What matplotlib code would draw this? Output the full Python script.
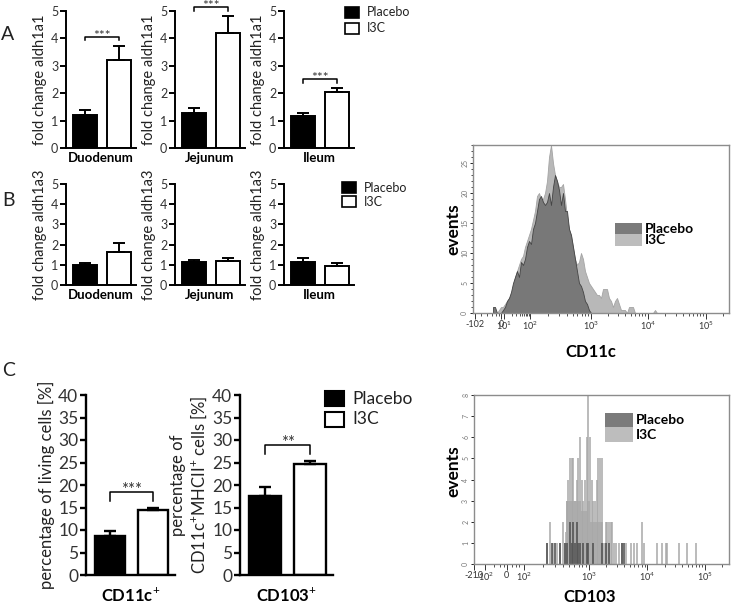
import numpy as np
import matplotlib
matplotlib.use('Agg')
import matplotlib.pyplot as plt
from matplotlib.patches import Rectangle

plt.rcParams['font.family'] = ['Lato', 'DejaVu Sans']
plt.rcParams['mathtext.fontset'] = 'custom'
plt.rcParams['mathtext.rm'] = 'Lato'
plt.rcParams['mathtext.it'] = 'Lato:italic'
plt.rcParams['mathtext.bf'] = 'Lato:bold'

# ---- data ----
segments = ['Duodenum', 'Jejunum', 'Ileum']
groups = ['Placebo', 'I3C']

aldh1a1_placebo = [1.22, 1.28, 1.15]
aldh1a1_placebo_sem = [0.18, 0.17, 0.13]
aldh1a1_i3c = [3.22, 4.18, 2.03]
aldh1a1_i3c_sem = [0.51, 0.62, 0.15]
aldh1a1_sig = ['***', '***', '***']

aldh1a3_placebo = [1.00, 1.12, 1.15]
aldh1a3_placebo_sem = [0.08, 0.13, 0.17]
aldh1a3_i3c = [1.62, 1.18, 0.92]
aldh1a3_i3c_sem = [0.45, 0.17, 0.15]

dc_subsets = ['CD11c$^{+}$', 'CD103$^{+}$']
dc_ylabels = ['percentage of living cells [%]',
              'percentage of\nCD11c$^{+}$MHCII$^{+}$ cells [%]']
dc_placebo = [8.6, 17.6]
dc_placebo_sem = [1.1, 1.9]
dc_i3c = [14.4, 24.6]
dc_i3c_sem = [0.6, 0.8]
dc_sig = ['***', '**']

# CD11c histogram, counts per channel bin (bin width 2 channels)
cd11c_placebo_start = 20
cd11c_placebo = [1, 1, 0, 0, 0, 0.5, 1, 2, 2.5, 3.5, 5, 6, 7, 6, 8.5, 8, 9, 11, 12, 11.5,
                 14, 15, 17, 19, 19.5, 18.5, 18, 18.5, 20, 18, 21, 23, 22, 20.5, 18, 20, 17, 17,
                 14, 13, 11, 9, 7, 5, 4.5, 3.5, 2, 1.5, 0.5, 0]
cd11c_i3c_start = 24
cd11c_i3c = [0, 0.5, 1, 1, 1.5, 2, 2.5, 3, 4.5, 6, 7, 8, 9, 9.5, 11, 12, 13, 14, 15.5, 17,
             19.5, 20, 19, 19, 20, 22, 26, 28, 25, 23, 22, 21, 21, 21.5, 19, 16, 14, 13, 11, 9,
             8, 8.5, 10, 9, 7, 6, 5, 4.5, 4, 3.5, 3, 3, 2.5, 4, 4, 4, 2.5, 2, 1, 2,
             2.5, 1.5, 0.5, 0.5, 0.5, 0, 1, 1, 1, 0, 0, 0, 0, 0, 0, 0, 0, 0, 0, 0.5, 0]

# CD103 histogram, sparse events (channel, count)
cd103_i3c_ch = [73, 76, 79, 83, 86, 89, 91, 93, 94, 96, 98, 99, 101, 103, 104, 106, 108, 109,
                111, 113, 114, 116, 118, 119, 121, 123, 124, 126, 128, 129, 131, 133, 134, 136,
                138, 139, 141, 143, 146, 149, 153, 158, 161, 164, 169, 171, 184, 189, 193, 194,
                206, 214, 223]
cd103_i3c_n = [1, 2, 1, 1, 1, 2, 1, 3, 4, 5, 5, 5, 3, 4, 5, 6, 4, 3, 4, 6, 8, 6, 4, 3, 3, 4,
               5, 5, 5, 2, 1, 2, 2, 2, 2, 2, 1, 1, 1, 1, 1, 1, 1, 1, 2, 1, 1, 1, 1, 1, 1, 1, 1]
cd103_i3c_bulk_ch = [91, 94, 97, 100, 103, 106, 109, 112, 115, 118, 121, 124, 127, 130]
cd103_i3c_bulk = [1.5, 3, 3, 3, 3, 3, 2.5, 2.5, 3, 2, 2, 2, 2, 0]
cd103_placebo_ch = [73, 78, 81, 86, 91, 93, 96, 98, 99, 101, 103, 104, 106, 109, 113, 114,
                    119, 128, 133, 136, 149, 151]
cd103_placebo_n = [1, 1, 1, 1, 1, 1, 2, 1, 2, 1, 2, 1, 1, 1, 1, 1, 1, 1, 1, 1, 1, 1]

W, H = 733, 608
fig = plt.figure(figsize=(W / 100, H / 100), dpi=100)


def px_axes(left, top, width, height):
    return fig.add_axes([left / W, 1 - (top + height) / H, width / W, height / H])


def bar_pair(ax, p, pe, t, te, ymax, step, fs, lw=1.4):
    ax.bar(0, p, 0.7, color='black', edgecolor='black', lw=lw, zorder=2)
    ax.bar(1, t, 0.7, color='white', edgecolor='black', lw=lw, zorder=2)
    ax.errorbar([0, 1], [p, t], yerr=[[0, 0], [pe, te]], fmt='none', ecolor='black',
                elinewidth=lw, capsize=4.5, capthick=lw, zorder=3)
    ax.set_xlim(-0.55, 1.5)
    ax.set_ylim(0, ymax)
    for s in ['top', 'right']:
        ax.spines[s].set_visible(False)
    for s in ['left', 'bottom']:
        ax.spines[s].set_linewidth(lw)
    ax.set_xticks([])
    ax.set_yticks(np.arange(0, ymax + 0.01, step))
    ax.tick_params(axis='y', direction='out', length=4, width=lw, labelsize=fs,
                   pad=1.5, labelcolor='#333333')


def bracket(ax, y, leg, label, fs):
    ax.plot([0, 0, 1, 1], [y - leg, y, y, y - leg], color='black', lw=1.1, clip_on=False)
    ax.annotate(label, (0.5, y), xytext=(0, -2), textcoords='offset points',
                ha='center', va='baseline', fontsize=fs, color='#333333',
                annotation_clip=False)


def square_legend(x, y0, dy, w, h, fs, lw=1.2):
    for i, (g, fc) in enumerate(zip(groups, ['black', 'white'])):
        y = y0 + i * dy
        fig.patches.append(Rectangle((x / W, 1 - (y + h) / H), w / W, h / H,
                                     facecolor=fc, edgecolor='black', lw=lw,
                                     transform=fig.transFigure))
        fig.text((x + w + 8) / W, 1 - (y + h / 2) / H, g, fontsize=fs,
                 va='center', ha='left', color='#222222')


# ---- panel A ----
a_left = [66, 175, 284]
for i in range(3):
    ax = px_axes(a_left[i], 11, 70, 137)
    bar_pair(ax, aldh1a1_placebo[i], aldh1a1_placebo_sem[i], aldh1a1_i3c[i],
             aldh1a1_i3c_sem[i], 5, 1, 9)
    top = max(aldh1a1_placebo[i] + aldh1a1_placebo_sem[i], aldh1a1_i3c[i] + aldh1a1_i3c_sem[i])
    bracket(ax, top + 0.33, 0.13, aldh1a1_sig[i], 10)
    ax.set_ylabel('fold change aldh1a1', fontsize=10.5, labelpad=3, color='#222222')
    ax.set_xlabel(segments[i], fontsize=9.5, fontweight='bold', labelpad=3)
square_legend(345, 7, 16, 14, 11, 9)

# ---- panel B ----
for i in range(3):
    ax = px_axes(a_left[i], 184, 70, 101)
    bar_pair(ax, aldh1a3_placebo[i], aldh1a3_placebo_sem[i], aldh1a3_i3c[i],
             aldh1a3_i3c_sem[i], 5, 1, 9)
    ax.set_ylabel('fold change aldh1a3', fontsize=10.5, labelpad=3, color='#222222')
    ax.set_xlabel(segments[i], fontsize=9.5, fontweight='bold', labelpad=3)
square_legend(342, 182, 14, 14, 11, 9)

# ---- panel C ----
c_axes = [(86, 89), (240, 93)]
for i in range(2):
    ax = px_axes(c_axes[i][0], 395, c_axes[i][1], 180)
    bar_pair(ax, dc_placebo[i], dc_placebo_sem[i], dc_i3c[i], dc_i3c_sem[i], 40, 5, 12.5,
             lw=1.7)
    top = max(dc_placebo[i] + dc_placebo_sem[i], dc_i3c[i] + dc_i3c_sem[i])
    bracket(ax, top + 3.5, 2.1, dc_sig[i], 12)
    ax.set_ylabel(dc_ylabels[i], fontsize=12, labelpad=2, color='#222222',
                  linespacing=1.15)
    ax.set_xlabel(dc_subsets[i], fontsize=12, fontweight='bold', labelpad=8)
square_legend(325, 391, 21, 19, 15, 12.5, lw=1.5)

for letter, (x, y) in zip('ABC', [(8, 35), (8, 200), (9, 370)]):
    fig.text(x / W, 1 - y / H, letter, fontsize=14, ha='center', va='center',
             color='#222222')


# ---- flow histograms ----
def log_ticks(ax, decades, extra_major, extra_minor):
    major = list(extra_major.keys()) + [decades[n] for n in sorted(decades)]
    labels = list(extra_major.values()) + ['$10^{%d}$' % n for n in sorted(decades)]
    ns = sorted(decades)
    minor = list(extra_minor)
    for a, b in zip(ns[:-1], ns[1:]):
        for k in range(2, 10):
            minor.append(decades[a] + (decades[b] - decades[a]) * np.log10(k))
    for k in range(2, 10):
        minor.append(decades[ns[-1]] + 58 * np.log10(k))
    minor = [m for m in minor if m < 255]
    ax.set_xticks(major)
    ax.set_xticklabels(labels)
    ax.set_xticks(minor, minor=True)
    ax.tick_params(axis='x', which='major', direction='out', length=4, width=0.7,
                   labelsize=6.5, pad=1, colors='#333333')
    ax.tick_params(axis='x', which='minor', direction='out', length=2.5, width=0.6,
                   colors='#333333')


def hist_frame(ax, ymax, ystep, minor_step):
    for s in ax.spines.values():
        s.set_color('#8c8c8c')
        s.set_linewidth(1.0)
    ax.set_xlim(0, 256)
    ax.set_ylim(0, ymax)
    ax.set_yticks(np.arange(0, ymax + 0.01, ystep))
    if minor_step:
        ax.set_yticks(np.arange(0, ymax + 0.01, minor_step), minor=True)
    ax.tick_params(axis='y', which='major', direction='out', length=2.5, width=0.6,
                   labelsize=5, pad=1, labelcolor='#777777', labelrotation=90)
    ax.tick_params(axis='y', which='minor', direction='out', length=1.5, width=0.5)
    for lab in ax.get_yticklabels():
        lab.set_va('center')


def flow_legend(ax, x, y, w, h, fs):
    for i, (g, fc) in enumerate(zip(groups, ['#7b7b7b', '#bdbdbd'])):
        ax.add_patch(Rectangle((x, y - (i + 1) * h), w, h, facecolor=fc, edgecolor='none',
                               transform=ax.transAxes))
        ax.text(x + w + 0.012, y - (i + 0.5) * h, g, transform=ax.transAxes,
                fontsize=fs, fontweight='bold', va='center', ha='left')


ax = px_axes(473, 145, 256, 168)
ch_i = cd11c_i3c_start + 2 * np.arange(len(cd11c_i3c))
ch_p = cd11c_placebo_start + 2 * np.arange(len(cd11c_placebo))
ax.fill_between(ch_i, cd11c_i3c, color='#b8b8b8', edgecolor='#a4a4a4', lw=0.6)
ax.fill_between(ch_p, cd11c_placebo, color='#787878', edgecolor='#444444', lw=0.6)
hist_frame(ax, 28, 5, 1)
log_ticks(ax, {1: 31, 2: 57, 3: 118, 4: 175, 5: 233}, {2: '-102', 28: '0'},
          [8, 14, 19, 23, 26])
flow_legend(ax, 0.555, 0.536, 0.105, 0.068, 10)
fig.text(453 / W, 1 - 229 / H, 'events', rotation=90, fontsize=12.5, fontweight='bold',
         ha='center', va='center')
fig.text(591 / W, 1 - 352 / H, 'CD11c', fontsize=12, fontweight='bold', ha='center',
         va='center')

ax = px_axes(474, 395, 255, 169)
ax.fill_between(cd103_i3c_bulk_ch, cd103_i3c_bulk, step='mid', color='#bcbcbc', lw=0)
ax.vlines(cd103_i3c_ch, 0, cd103_i3c_n, color='#a8a8a8', lw=1.1)
ax.vlines(cd103_placebo_ch, 0, cd103_placebo_n, color='#555555', lw=1.2)
hist_frame(ax, 8, 1, None)
log_ticks(ax, {2: 50, 3: 115, 4: 174, 5: 232}, {0: '-210', 11: '-$10^{2}$', 33: '0'},
          [20, 26, 30, 38, 42, 45])
flow_legend(ax, 0.514, 0.893, 0.11, 0.085, 10)
fig.text(453 / W, 1 - 471 / H, 'events', rotation=90, fontsize=12.5, fontweight='bold',
         ha='center', va='center')
fig.text(590 / W, 1 - 597 / H, 'CD103', fontsize=12, fontweight='bold', ha='center',
         va='center')

fig.savefig('out.png', dpi=100)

- _Exercise aim_
Pictures are excluded: retype only the lines from the beginning of the listing above through the line with "plt.rcParams['mathtext.bf'] = 'Lato:bold'", both included.

- _Solution for this task_
What matplotlib code would draw this? Output the full Python script.
import numpy as np
import matplotlib
matplotlib.use('Agg')
import matplotlib.pyplot as plt
from matplotlib.patches import Rectangle

plt.rcParams['font.family'] = ['Lato', 'DejaVu Sans']
plt.rcParams['mathtext.fontset'] = 'custom'
plt.rcParams['mathtext.rm'] = 'Lato'
plt.rcParams['mathtext.it'] = 'Lato:italic'
plt.rcParams['mathtext.bf'] = 'Lato:bold'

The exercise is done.